Having seen a steady decline in its commercially- and socially-important lake whitefish fishery, Great Lakes St Lawrence Governors & Premiers (GSGP) is two years into a long-term project facilitating a turnaround in the local region’s seafood fortunes through the adoption of 100% Fish strategies.

GSGP Executive Director David Naftzger told the 5th Fish Waste for Profit conference in Reykjavik, Iceland, that the Chicago-based organisation – representing the Governors of the Great Lakes States and the Canadian Premiers of Ontario and Québec, and its partners – launched the 100% Great Lakes Fish initiative in September 2022, recognising that a full fish utilisation strategy offered significant opportunities for its traditional fisheries and emerging aquaculture industry.

Having seen the lake whitefish stock deteriorate and come close to collapse in certain areas of the Great Lakes, it accepted that it couldn’t restock its way out of the problem, despite some progress in that regard, Naftzger said.

“At the same time, we have seen the 100% Fish model work here in Iceland and elsewhere. We know we can drive more value for our fishery, even if our catch is declining.”

Naftzger explained that the process began with some basic analysis that focused on trying to understand what was happening within the Great Lakes fishery. And from there, GSGP started to ask questions. It also started to build a “culture of collaboration”, through which it has got to know a lot of different industry leaders and organisations.

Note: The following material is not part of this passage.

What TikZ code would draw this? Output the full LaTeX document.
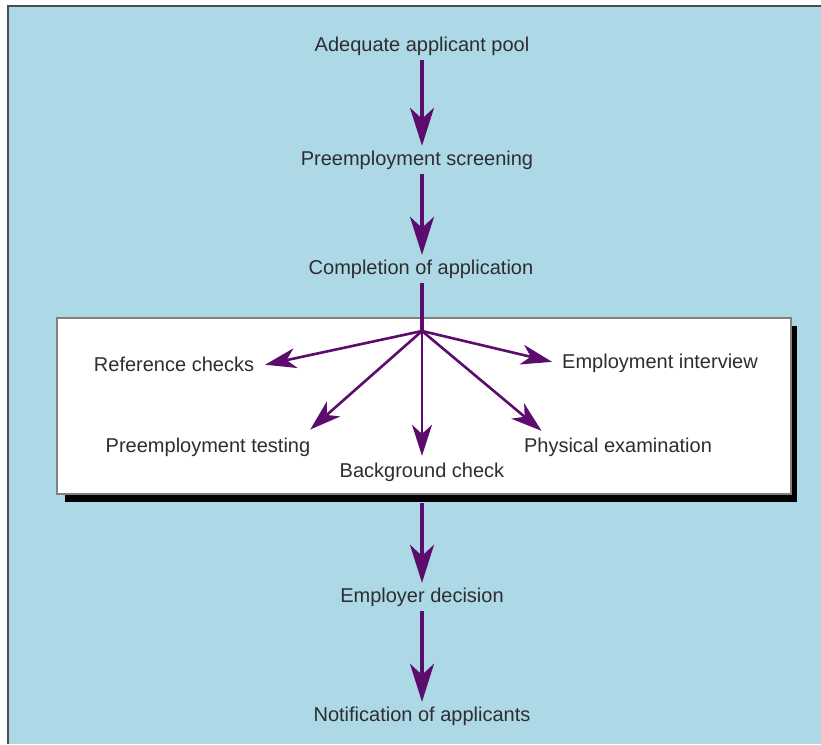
\documentclass[tikz,border=0pt]{standalone}
\usepackage{fontspec}
\setmainfont{Liberation Sans}
\usetikzlibrary{arrows.meta,positioning}
\definecolor{bgblue}{RGB}{173,216,230}
\definecolor{arrowpurple}{RGB}{92,12,108}
\definecolor{textgray}{RGB}{45,45,50}

\begin{document}
\begin{tikzpicture}[x=1pt,y=-1pt,
    stage/.style={text=textgray,font=\fontsize{20}{24}\selectfont,inner sep=5pt,text height=14pt,text depth=4pt},
    flow/.style={draw=arrowpurple,line width=3.4pt,-{Stealth[length=38pt,width=24pt,inset=11pt]}},
    trunk/.style={draw=arrowpurple,line width=3.4pt},
    branch/.style={draw=arrowpurple,line width=2.6pt,-{Stealth[length=31pt,width=20pt,inset=9pt]}}]
          \useasboundingbox (0,0) rectangle (821,744);
          \fill[bgblue] (8,6) rectangle (821,744);
          \draw[gray!60!black,line width=1.5pt] (8,744) -- (8,6) -- (821,6);

          % screening box with its shadow
          \fill[black] (65,326) rectangle (797,502);
          \node (box) at (424,406) [draw=gray,line width=1.5pt,fill=white,minimum width=734pt,minimum height=176pt,inner sep=0pt]{};

          \node (pool) at (422,46) [stage]{Adequate applicant pool};
          \node (screen) at (417,160) [stage]{Preemployment screening};
          \node (complete) at (421,269) [stage]{Completion of application};
          \coordinate (hub) at (422,331);

          \node (refs) at (174,366) [stage]{Reference checks};
          \node (interview) at (660,363) [stage]{Employment interview};
          \node (testing) at (208,447) [stage]{Preemployment testing};
          \node (background) at (422,472) [stage]{Background check};
          \node (physical) at (618,447) [stage]{Physical examination};

          \node (decision) at (422,597) [stage]{Employer decision};
          \node (notify) at (422,716) [stage]{Notification of applicants};

          \draw[flow] (pool.south) -- (pool.south |- screen.north);
          \draw[flow] (pool.south |- screen.south) -- (pool.south |- complete.north);
          \draw[trunk] (hub |- complete.south) -- (hub);

          \draw[branch,shorten >=6pt] (hub) -- (refs.east);
          \draw[branch,shorten >=5pt] (hub) -- (interview.west);
          \draw[branch,shorten >=5pt] (hub) -- ([xshift=-9pt]testing.north east);
          \draw[branch,shorten >=2pt] (hub) -- (background.north);
          \draw[branch,shorten >=3pt] (hub) -- ([xshift=25pt]physical.north west);

          \draw[flow,shorten <=8pt] (decision |- box.south) -- (decision.north);
          \draw[flow] (decision.south) -- (notify.north);
\end{tikzpicture}
\end{document}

While its fisheries had been based on fillet production, it is now looking beyond this – at greater product diversity, with a programme of studies and evaluations planned for the next few years, including value chain analyses and the creation of new partnerships.

“We’re going to be identifying economic and environmental benefits of these various options and different product opportunities to find what is optimal for our region, what will create the most sustainable outcome environmentally, and what’s going to be most economically impactful,” Naftzger said.

The journey has really taken hold in the past two years, he said. “We’re in a really exciting place. We’ve accomplished a lot in short period of time, but this is something we’re committed to and that we’re going to sustain over the long -erm. Our regional economy is transforming, and this can be an important pillar of what we’re trying to build in Great Lakes, a sustainable future, one that deals with a traditional industry in a new and creative way.”